All lines holding the string "React" are to be shown.

SOURCE MATERIAL:
----
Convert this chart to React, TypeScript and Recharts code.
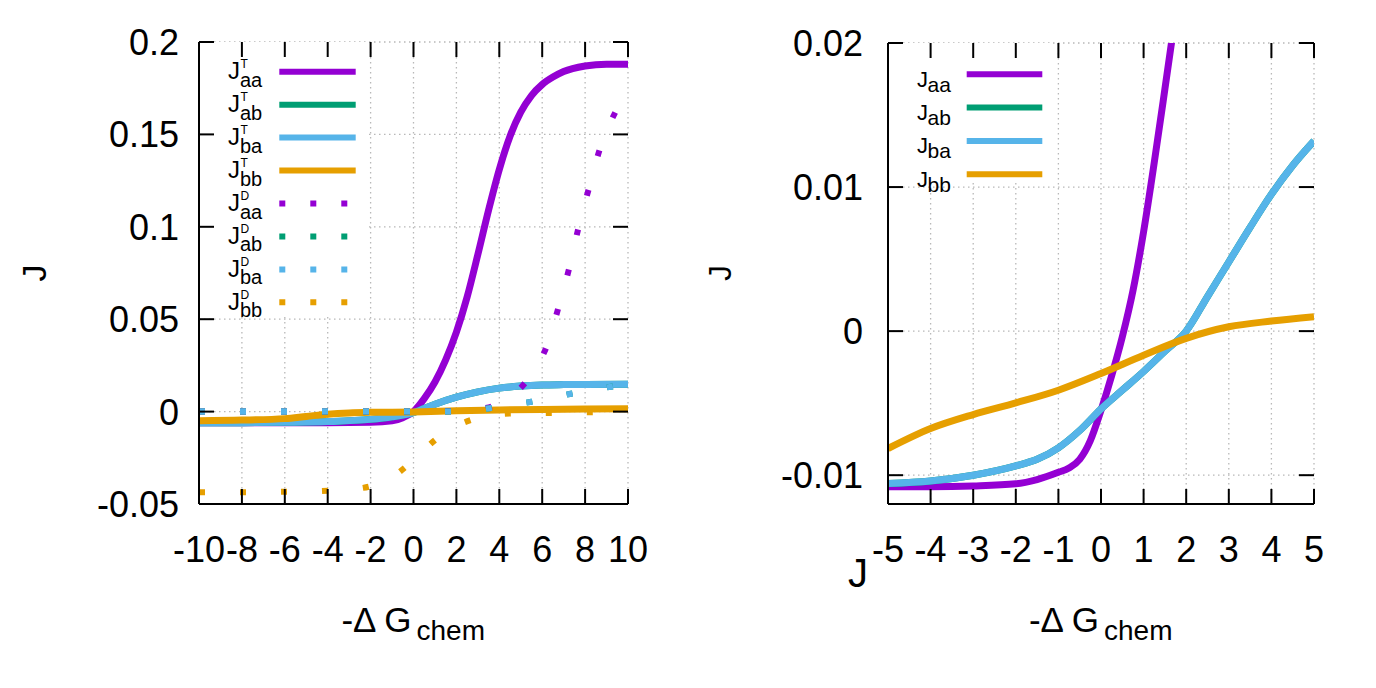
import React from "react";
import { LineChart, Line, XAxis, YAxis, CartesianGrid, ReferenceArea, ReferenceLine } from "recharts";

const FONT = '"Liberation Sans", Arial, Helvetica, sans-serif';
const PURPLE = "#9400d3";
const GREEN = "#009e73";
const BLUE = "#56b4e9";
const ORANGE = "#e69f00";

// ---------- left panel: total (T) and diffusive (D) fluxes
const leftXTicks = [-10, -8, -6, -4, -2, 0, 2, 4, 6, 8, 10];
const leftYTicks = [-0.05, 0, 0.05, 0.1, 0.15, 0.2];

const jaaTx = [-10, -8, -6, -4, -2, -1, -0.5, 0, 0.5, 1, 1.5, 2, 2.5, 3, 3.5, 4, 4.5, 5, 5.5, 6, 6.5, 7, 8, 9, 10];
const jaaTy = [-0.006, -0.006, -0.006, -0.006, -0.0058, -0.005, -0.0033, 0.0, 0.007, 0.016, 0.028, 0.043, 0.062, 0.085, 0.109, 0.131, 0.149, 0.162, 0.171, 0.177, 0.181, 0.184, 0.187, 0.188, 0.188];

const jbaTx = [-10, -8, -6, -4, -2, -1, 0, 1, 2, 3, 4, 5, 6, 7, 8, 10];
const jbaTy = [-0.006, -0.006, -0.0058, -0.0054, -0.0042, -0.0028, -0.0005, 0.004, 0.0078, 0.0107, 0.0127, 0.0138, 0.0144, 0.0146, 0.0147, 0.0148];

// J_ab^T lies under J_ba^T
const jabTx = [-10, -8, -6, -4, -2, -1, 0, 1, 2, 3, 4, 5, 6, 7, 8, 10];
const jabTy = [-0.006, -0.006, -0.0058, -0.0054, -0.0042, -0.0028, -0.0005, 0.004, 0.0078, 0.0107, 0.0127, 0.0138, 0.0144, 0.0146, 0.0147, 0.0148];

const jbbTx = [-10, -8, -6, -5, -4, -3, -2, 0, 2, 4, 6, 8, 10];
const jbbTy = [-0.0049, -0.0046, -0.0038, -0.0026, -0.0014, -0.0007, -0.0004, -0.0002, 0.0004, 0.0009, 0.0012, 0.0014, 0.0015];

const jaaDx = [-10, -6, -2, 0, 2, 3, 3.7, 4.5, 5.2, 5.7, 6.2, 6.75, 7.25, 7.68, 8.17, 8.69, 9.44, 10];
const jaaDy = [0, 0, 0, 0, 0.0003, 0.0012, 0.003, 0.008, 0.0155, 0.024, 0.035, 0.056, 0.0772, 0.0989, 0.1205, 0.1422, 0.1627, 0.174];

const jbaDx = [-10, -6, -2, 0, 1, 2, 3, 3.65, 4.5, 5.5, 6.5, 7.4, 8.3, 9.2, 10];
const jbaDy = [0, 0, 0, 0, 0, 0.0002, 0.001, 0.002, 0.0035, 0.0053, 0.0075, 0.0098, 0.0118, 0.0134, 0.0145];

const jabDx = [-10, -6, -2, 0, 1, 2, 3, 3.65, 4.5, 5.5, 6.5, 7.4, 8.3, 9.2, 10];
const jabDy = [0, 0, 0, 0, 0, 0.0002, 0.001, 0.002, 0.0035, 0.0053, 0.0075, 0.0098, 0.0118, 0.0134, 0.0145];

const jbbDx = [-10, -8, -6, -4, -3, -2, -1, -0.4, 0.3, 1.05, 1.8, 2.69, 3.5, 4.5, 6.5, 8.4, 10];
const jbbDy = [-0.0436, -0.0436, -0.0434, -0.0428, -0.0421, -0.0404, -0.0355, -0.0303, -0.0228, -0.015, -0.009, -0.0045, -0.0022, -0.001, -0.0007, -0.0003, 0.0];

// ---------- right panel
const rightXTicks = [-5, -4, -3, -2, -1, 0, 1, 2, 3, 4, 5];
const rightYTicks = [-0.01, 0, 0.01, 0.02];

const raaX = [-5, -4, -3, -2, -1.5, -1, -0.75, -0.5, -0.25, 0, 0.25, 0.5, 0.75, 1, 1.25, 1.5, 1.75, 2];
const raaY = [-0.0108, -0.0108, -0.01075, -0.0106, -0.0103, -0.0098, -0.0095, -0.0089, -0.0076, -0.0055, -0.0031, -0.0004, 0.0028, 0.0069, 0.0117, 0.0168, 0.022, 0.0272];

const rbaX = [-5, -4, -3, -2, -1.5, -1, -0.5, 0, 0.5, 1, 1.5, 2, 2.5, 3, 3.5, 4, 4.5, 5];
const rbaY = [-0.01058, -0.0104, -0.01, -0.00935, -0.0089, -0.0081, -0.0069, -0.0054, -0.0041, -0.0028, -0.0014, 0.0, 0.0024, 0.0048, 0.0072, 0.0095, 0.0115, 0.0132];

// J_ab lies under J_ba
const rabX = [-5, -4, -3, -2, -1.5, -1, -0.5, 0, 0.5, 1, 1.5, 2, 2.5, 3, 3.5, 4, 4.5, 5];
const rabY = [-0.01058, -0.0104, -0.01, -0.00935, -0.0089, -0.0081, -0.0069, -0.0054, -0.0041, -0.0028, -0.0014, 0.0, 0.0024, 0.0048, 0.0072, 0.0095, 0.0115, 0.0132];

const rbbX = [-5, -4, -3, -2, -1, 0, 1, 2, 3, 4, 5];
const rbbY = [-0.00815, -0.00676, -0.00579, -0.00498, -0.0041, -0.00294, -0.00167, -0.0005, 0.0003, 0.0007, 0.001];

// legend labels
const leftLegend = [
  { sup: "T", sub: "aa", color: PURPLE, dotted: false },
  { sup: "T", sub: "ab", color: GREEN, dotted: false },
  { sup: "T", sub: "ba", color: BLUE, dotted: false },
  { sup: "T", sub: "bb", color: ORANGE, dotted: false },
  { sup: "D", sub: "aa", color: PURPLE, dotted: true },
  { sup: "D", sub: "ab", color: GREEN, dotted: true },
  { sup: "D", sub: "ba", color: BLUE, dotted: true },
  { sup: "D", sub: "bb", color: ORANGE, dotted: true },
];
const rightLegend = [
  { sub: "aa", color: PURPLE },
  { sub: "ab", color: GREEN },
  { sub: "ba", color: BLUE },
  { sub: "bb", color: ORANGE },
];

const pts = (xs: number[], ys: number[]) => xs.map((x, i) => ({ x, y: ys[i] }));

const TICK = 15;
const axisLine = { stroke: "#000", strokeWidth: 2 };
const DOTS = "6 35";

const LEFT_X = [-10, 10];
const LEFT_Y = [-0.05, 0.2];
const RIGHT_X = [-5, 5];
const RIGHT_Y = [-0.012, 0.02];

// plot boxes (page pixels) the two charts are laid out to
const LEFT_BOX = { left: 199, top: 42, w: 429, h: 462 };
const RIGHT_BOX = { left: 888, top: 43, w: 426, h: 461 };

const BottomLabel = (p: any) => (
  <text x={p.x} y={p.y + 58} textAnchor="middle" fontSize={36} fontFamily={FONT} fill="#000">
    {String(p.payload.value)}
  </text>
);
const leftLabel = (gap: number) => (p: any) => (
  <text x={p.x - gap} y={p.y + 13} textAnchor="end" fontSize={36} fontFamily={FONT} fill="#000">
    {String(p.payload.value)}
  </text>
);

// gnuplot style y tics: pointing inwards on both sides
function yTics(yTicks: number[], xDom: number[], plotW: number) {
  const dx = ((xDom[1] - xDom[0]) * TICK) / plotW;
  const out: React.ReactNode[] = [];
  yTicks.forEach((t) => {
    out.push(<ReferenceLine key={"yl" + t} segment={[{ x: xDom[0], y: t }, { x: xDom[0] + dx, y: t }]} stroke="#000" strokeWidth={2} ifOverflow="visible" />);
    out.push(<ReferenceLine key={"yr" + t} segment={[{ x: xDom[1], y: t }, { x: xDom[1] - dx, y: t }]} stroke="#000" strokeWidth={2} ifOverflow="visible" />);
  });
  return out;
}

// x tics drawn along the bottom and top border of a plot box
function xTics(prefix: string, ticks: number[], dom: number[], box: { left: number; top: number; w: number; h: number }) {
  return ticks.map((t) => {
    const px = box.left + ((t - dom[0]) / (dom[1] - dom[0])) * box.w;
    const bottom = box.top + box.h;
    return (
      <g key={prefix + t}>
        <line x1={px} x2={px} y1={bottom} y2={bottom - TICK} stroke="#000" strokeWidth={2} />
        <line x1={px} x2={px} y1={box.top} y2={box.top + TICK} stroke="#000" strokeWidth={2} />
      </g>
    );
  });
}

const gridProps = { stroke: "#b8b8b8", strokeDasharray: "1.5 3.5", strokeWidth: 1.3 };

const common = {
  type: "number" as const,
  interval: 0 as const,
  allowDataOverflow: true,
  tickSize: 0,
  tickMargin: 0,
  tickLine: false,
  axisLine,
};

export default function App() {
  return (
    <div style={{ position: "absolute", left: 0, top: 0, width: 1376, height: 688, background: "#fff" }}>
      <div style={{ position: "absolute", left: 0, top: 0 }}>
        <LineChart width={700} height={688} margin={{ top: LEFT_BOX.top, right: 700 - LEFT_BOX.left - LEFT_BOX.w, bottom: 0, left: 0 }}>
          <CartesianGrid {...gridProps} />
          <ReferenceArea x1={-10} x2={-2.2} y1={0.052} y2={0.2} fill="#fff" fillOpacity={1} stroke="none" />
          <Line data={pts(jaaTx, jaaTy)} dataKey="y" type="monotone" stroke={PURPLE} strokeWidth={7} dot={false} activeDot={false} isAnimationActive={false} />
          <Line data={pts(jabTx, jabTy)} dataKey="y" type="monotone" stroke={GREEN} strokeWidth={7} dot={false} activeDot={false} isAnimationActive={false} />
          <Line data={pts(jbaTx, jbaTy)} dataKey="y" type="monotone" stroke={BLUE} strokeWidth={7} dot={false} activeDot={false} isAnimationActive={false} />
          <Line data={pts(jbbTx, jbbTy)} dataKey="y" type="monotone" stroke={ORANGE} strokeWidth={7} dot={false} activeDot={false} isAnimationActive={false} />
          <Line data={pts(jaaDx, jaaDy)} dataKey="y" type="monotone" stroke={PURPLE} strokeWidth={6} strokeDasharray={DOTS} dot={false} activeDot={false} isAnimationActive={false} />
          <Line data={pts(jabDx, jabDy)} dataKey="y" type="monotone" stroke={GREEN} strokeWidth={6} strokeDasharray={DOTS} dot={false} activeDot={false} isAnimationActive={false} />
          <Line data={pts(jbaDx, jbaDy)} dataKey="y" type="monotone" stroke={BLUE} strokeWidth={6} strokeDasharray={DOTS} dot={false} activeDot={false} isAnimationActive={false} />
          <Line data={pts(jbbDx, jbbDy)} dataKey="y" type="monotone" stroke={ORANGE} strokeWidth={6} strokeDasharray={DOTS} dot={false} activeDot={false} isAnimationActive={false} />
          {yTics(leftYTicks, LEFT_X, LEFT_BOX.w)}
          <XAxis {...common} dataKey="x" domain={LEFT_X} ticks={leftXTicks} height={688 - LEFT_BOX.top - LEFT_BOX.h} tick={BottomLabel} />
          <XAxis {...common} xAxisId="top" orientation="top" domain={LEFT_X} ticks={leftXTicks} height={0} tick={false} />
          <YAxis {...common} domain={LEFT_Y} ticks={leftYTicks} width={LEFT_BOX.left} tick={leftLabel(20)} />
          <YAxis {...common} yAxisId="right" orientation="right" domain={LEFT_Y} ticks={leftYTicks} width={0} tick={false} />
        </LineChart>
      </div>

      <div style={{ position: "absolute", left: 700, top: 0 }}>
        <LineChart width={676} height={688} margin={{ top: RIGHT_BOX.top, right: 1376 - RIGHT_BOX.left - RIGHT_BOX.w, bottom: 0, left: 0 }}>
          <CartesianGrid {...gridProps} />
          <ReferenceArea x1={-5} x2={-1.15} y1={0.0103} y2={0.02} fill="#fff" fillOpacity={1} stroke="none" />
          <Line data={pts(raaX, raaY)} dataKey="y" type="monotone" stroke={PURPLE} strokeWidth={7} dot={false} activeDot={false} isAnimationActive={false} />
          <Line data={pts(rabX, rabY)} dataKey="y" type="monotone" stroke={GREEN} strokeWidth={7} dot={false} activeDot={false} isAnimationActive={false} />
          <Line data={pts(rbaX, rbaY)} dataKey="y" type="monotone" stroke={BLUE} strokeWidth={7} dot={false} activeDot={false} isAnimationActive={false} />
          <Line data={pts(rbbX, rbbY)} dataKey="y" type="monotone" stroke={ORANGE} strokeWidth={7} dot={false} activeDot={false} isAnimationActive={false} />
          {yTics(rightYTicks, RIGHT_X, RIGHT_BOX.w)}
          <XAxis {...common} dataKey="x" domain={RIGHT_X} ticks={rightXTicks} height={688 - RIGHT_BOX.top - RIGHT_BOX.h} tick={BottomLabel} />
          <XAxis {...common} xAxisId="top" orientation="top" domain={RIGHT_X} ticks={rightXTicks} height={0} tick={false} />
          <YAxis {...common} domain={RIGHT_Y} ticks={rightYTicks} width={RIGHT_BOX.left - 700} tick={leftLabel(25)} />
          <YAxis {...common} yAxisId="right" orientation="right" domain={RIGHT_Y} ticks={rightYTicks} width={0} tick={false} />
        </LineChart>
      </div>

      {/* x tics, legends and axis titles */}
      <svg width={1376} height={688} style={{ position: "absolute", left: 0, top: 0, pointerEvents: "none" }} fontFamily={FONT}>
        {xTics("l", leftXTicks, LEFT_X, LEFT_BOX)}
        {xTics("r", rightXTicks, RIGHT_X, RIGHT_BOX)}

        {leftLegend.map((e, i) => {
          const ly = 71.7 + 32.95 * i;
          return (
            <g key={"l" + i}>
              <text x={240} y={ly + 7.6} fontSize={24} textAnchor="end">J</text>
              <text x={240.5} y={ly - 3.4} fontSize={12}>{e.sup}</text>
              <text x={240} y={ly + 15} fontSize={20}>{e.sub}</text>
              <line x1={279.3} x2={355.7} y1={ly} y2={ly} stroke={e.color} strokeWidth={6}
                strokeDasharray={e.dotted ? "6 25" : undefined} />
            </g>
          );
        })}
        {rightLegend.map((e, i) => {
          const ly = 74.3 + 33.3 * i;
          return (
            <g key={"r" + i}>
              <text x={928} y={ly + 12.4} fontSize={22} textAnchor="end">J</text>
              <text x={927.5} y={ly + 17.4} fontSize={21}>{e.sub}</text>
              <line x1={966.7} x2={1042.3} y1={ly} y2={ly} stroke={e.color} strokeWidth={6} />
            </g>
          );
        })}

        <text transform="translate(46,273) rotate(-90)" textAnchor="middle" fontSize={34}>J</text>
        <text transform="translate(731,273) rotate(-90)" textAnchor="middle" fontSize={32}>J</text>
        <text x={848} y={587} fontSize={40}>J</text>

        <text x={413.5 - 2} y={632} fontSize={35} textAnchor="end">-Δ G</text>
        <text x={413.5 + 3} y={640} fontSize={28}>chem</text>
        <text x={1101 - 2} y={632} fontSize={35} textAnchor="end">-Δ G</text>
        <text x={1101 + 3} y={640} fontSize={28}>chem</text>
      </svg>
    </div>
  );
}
----
CORRECT RESPONSE:
Convert this chart to React, TypeScript and Recharts code.
import React from "react";
  const out: React.ReactNode[] = [];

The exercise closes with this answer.